He wrote and directed such beloved movies as “Once” (2007), “Begin Again” (2013) and “Sing Street” (2016).
Now, one of our most accessible auteur filmmakers, John Carney, delivers his latest music flick “Flora and Son,” which premiered at the Sundance Film Festival before making its streaming premiere on Apple TV+ on Friday.
Set in modern Dublin, Ireland, the film follows Flora, a single mom struggling to raise her teenage son, Max, a petty thief on the cusp of juvenile detention. While desperately searching for a hobby to inspire Max, Flora rescues a beat-up guitar from a dumpster and finds that one person’s trash can be a family’s unique salvation.
As the daughter of U2’s Bono, one of the biggest rock stars on the planet, it’s no surprise that Eve Hewson can carry a tune, but you might be surprised that she can carry an entire movie.

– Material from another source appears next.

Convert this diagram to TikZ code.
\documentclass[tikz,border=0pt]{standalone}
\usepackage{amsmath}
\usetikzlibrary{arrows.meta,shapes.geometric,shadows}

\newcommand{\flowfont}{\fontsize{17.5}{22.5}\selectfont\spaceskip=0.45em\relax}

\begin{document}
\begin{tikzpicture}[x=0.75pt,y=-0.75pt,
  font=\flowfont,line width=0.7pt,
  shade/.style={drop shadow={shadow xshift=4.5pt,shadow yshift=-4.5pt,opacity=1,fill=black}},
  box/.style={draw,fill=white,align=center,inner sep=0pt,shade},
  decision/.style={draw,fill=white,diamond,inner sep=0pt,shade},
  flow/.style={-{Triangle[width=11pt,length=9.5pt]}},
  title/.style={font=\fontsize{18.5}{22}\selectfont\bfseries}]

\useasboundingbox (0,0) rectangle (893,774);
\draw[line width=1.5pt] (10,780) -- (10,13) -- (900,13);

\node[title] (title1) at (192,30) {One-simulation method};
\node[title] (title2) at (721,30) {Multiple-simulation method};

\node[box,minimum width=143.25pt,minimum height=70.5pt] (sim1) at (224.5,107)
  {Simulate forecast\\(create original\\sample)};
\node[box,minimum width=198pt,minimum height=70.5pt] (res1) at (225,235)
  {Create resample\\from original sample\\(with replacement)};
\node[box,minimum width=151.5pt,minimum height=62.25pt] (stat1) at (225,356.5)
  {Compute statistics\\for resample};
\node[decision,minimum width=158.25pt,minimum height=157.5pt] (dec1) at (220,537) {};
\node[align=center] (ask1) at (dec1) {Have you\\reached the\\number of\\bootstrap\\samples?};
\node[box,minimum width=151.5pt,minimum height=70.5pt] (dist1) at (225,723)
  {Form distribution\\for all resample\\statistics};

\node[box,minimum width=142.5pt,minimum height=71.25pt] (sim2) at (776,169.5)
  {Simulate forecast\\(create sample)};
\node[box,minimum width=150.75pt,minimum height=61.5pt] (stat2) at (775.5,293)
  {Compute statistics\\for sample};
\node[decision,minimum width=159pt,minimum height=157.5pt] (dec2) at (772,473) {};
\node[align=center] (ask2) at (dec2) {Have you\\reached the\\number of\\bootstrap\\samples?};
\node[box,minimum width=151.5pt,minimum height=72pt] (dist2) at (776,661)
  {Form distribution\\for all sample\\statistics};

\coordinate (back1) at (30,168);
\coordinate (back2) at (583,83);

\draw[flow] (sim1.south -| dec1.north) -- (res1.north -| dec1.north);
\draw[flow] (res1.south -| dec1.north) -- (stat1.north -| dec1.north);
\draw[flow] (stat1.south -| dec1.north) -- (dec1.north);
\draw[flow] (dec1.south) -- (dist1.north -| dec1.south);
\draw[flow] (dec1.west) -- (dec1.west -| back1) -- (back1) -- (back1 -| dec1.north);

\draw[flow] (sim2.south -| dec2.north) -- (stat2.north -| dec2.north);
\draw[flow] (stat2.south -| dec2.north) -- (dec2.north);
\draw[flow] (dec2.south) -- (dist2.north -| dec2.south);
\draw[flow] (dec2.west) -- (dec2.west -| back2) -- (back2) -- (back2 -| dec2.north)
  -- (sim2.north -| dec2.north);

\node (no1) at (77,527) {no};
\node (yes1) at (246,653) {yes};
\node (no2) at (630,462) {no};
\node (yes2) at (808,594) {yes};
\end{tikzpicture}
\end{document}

Until now, we’ve mostly seen her in supporting film roles as Tom Hanks’ daughter in Steven Spielberg’s “Bridge of Spies” (2015) or TV series like “The Knick” (2014) on Cinemax, “Behind Her Eyes” (2021) on Netflix, and “Bad Sisters” (2022) on Apple TV+.

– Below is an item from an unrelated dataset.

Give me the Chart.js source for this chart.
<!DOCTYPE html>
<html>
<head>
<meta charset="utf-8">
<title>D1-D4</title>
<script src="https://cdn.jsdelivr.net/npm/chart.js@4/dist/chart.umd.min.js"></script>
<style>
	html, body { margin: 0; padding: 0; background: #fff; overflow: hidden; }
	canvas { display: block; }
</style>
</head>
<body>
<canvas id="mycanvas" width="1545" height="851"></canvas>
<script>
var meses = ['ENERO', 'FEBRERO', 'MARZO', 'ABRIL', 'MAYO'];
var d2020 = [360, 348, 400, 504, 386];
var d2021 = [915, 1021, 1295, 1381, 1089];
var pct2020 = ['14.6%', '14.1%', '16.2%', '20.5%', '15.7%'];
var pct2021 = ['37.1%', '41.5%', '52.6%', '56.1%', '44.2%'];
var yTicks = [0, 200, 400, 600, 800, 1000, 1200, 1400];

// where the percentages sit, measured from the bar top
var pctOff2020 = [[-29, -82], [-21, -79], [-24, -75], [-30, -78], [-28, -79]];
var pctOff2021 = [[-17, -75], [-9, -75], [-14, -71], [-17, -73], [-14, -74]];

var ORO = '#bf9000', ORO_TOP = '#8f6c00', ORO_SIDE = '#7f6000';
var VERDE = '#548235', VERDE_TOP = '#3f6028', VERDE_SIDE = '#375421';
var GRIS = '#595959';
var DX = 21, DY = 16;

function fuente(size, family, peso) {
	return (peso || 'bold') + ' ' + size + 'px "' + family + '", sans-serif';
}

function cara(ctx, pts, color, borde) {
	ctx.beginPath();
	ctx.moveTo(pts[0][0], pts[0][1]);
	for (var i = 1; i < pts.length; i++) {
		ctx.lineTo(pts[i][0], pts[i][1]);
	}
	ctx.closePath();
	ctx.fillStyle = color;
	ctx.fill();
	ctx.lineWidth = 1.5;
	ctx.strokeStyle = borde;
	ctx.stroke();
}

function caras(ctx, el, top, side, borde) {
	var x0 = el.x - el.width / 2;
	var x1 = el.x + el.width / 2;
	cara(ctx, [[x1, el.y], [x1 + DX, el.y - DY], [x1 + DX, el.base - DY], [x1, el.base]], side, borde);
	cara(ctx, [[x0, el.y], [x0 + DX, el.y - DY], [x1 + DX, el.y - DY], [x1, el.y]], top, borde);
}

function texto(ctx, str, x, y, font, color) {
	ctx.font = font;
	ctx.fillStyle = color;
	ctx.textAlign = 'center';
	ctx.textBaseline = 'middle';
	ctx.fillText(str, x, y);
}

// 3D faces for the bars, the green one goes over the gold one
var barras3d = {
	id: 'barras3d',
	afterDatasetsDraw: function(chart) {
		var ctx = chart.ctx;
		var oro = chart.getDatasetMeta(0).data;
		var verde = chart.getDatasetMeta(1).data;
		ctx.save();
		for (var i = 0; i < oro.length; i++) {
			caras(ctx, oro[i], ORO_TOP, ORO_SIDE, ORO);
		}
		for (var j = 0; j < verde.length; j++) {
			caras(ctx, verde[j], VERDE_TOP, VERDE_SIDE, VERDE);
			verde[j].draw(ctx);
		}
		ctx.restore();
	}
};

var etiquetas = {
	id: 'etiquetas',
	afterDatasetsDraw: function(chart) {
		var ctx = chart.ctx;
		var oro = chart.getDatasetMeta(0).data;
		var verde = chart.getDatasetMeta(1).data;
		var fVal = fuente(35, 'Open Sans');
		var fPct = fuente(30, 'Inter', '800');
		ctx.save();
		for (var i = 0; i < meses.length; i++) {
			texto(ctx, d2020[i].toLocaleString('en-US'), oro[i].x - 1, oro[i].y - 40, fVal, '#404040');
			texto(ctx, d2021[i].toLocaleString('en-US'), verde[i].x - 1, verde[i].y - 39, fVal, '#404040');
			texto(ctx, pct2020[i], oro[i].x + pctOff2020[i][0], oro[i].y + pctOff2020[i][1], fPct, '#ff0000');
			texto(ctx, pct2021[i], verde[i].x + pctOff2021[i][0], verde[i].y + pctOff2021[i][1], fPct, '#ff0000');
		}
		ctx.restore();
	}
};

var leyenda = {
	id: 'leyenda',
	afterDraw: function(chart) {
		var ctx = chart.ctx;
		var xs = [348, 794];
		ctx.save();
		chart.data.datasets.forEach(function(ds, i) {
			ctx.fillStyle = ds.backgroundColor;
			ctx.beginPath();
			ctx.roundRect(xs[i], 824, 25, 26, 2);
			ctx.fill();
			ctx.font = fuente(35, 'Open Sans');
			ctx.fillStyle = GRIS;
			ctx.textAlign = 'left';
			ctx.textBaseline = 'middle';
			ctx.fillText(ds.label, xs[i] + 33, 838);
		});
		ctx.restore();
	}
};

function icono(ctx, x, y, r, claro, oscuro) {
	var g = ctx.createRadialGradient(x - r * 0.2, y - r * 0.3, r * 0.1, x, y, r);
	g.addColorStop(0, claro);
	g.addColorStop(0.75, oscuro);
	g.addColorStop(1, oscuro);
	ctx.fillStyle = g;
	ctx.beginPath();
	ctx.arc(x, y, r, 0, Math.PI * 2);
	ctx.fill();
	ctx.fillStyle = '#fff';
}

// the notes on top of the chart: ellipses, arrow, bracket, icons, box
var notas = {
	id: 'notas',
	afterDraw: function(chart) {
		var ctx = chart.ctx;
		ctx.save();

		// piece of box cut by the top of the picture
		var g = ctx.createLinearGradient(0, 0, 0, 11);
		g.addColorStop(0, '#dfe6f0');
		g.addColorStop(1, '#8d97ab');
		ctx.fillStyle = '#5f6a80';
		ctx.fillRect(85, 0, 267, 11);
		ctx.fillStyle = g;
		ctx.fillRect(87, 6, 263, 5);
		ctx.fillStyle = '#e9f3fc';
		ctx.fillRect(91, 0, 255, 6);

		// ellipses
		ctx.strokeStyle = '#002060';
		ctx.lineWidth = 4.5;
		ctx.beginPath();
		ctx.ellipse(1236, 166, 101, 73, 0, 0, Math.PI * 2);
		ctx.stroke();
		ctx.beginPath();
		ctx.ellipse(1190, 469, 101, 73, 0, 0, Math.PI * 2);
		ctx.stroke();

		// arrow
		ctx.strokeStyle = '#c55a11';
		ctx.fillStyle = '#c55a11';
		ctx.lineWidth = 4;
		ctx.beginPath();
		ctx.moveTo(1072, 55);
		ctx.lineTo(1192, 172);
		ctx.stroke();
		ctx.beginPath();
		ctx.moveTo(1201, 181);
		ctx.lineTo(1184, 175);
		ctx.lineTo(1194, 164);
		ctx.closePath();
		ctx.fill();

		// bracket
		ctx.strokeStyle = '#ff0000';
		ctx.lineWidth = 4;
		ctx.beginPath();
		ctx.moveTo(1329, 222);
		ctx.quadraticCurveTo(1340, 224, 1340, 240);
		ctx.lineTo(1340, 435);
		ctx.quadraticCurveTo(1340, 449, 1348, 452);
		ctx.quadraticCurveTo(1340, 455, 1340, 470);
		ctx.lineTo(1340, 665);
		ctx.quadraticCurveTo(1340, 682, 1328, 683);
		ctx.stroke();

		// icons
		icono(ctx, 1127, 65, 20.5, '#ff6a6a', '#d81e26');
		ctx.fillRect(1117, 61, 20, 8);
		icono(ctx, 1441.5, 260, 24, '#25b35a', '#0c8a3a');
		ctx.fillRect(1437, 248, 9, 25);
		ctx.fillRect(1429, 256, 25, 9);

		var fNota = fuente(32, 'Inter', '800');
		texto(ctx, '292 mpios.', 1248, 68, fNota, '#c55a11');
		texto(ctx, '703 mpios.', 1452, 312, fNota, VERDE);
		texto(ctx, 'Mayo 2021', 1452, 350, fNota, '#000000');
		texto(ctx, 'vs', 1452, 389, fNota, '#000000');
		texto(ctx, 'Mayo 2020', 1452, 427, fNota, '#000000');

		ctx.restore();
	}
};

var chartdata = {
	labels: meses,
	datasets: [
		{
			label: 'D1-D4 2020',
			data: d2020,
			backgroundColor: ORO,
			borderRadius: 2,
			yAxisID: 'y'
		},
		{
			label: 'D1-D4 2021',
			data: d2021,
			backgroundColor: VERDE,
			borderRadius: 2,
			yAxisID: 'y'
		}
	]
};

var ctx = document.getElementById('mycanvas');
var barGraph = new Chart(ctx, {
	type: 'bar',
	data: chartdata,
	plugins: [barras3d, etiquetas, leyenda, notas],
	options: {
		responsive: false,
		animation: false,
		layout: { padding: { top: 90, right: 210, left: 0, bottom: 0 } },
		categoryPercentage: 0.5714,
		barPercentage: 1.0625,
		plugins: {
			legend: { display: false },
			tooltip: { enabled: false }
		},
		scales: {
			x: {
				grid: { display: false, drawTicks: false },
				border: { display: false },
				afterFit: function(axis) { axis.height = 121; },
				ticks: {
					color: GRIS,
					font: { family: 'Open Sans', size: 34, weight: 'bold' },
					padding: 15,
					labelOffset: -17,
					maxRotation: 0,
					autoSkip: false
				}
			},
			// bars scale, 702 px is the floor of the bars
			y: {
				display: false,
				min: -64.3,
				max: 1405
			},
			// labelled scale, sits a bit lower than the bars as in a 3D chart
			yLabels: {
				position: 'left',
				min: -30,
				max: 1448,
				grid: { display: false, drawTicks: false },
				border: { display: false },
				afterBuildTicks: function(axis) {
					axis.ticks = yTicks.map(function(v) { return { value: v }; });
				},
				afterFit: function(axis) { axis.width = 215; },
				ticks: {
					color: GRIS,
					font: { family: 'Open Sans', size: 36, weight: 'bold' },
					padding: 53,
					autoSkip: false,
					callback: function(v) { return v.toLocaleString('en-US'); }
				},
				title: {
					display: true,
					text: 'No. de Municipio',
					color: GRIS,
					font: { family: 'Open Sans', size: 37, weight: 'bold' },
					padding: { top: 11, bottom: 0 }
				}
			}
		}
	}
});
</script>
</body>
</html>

In “Flora and Son,” we watch her effectively transform an unlikable character into a likable one over 97 minutes. Flora is rather off-putting at first, ignoring her neglected son (Orén Kinlan) to go party at the club, drink her face off and sleep with random dudes. Even after discovering the guitar, she acts aggressively flirty toward her remote guitar teacher Jeff (Joseph Gordon-Levitt), who teaches virtually from L.A. and declines her pushy, alcoholic advances.

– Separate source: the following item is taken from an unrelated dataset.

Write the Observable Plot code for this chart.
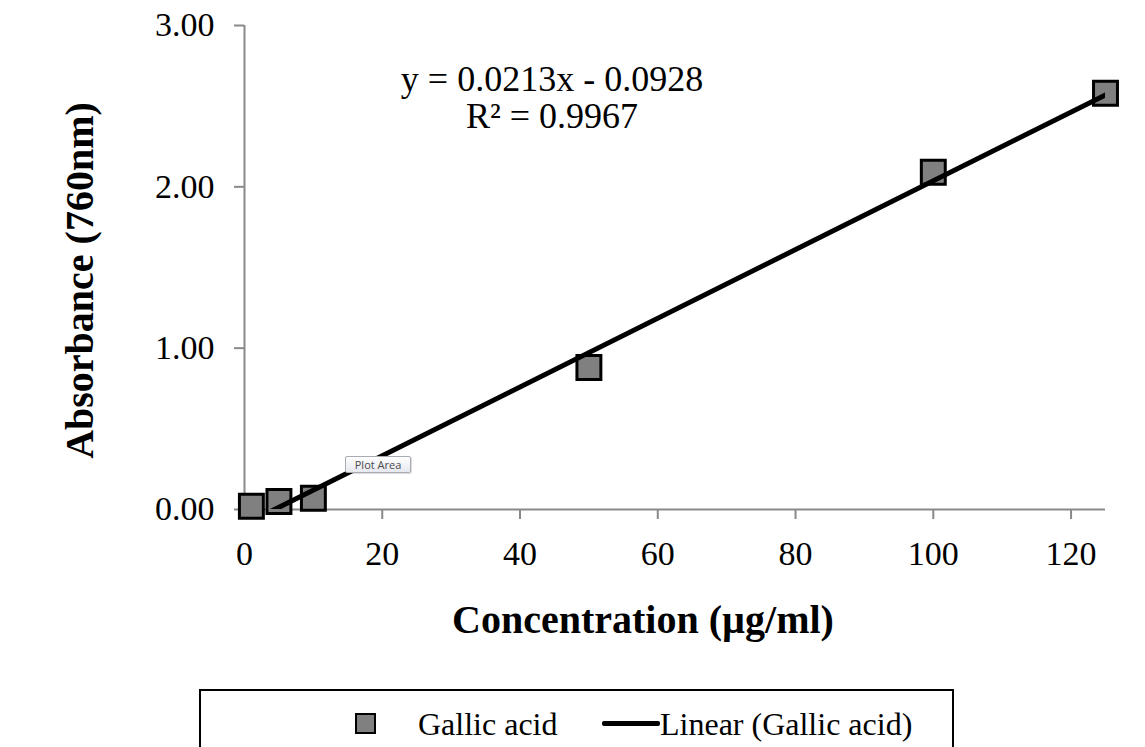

Such flawed anti-heroes have become super trendy, from the TV series “Fleabag” (2016-2019) to the foreign flick “The Worst Person in the World” (2021). That isn’t necessarily a bad thing, just a bit surprising for Carney’s brand considering Keira Knightley was the innocent hero swapping pop playlists with Mark Ruffalo in “Begin Again” to mend her heart from her cocky ex-boyfriend, played by Adam Levine.
If you stick with it though, you’ll realize that Flora’s character arc is a “Cat’s in the Cradle” tale about learning to put her son first, forming a mother-son bond that is quite touching. Even if it’s his raunchiest film, Carney fans will recognize his calling card of a hero overcoming a selfish ex (Jack Reynor of “Midsommar,” “The Peripheral”) with the help of a musician (Jeff wows Flora with Joni Mitchell’s “Both Sides Now,” previously in Apple’s “CODA”).
Best of all, we get new original songs just as “Once” gave us the Oscar-winning tune “Falling Slowly” by Glen Hansard and Markéta Irglová; “Begin Again” gave us the Oscar-nominated song “Lost Stars” by Gregg Alexander and Danielle Brisebois; and “Sing Street” gave us the Critics’ Choice nominee “Drive It Like You Stole It” by Gary Clark. Clark reunites with Carney here to pen “High Life,” a catchy tune that will leave you humming as the credits roll.
When the colorful final title card “FLORA AND SON” flashes up onto the screen, it almost comes as a surprise because we’ve become so swept up in the story, caring about the lives of these characters and admiring their underdog spirit of creating music on their home recording, editing and mixing devices. Ultimately, that’s the biggest compliment one can give a film: to say that it flies by. Why’s that? Because it means it’s working.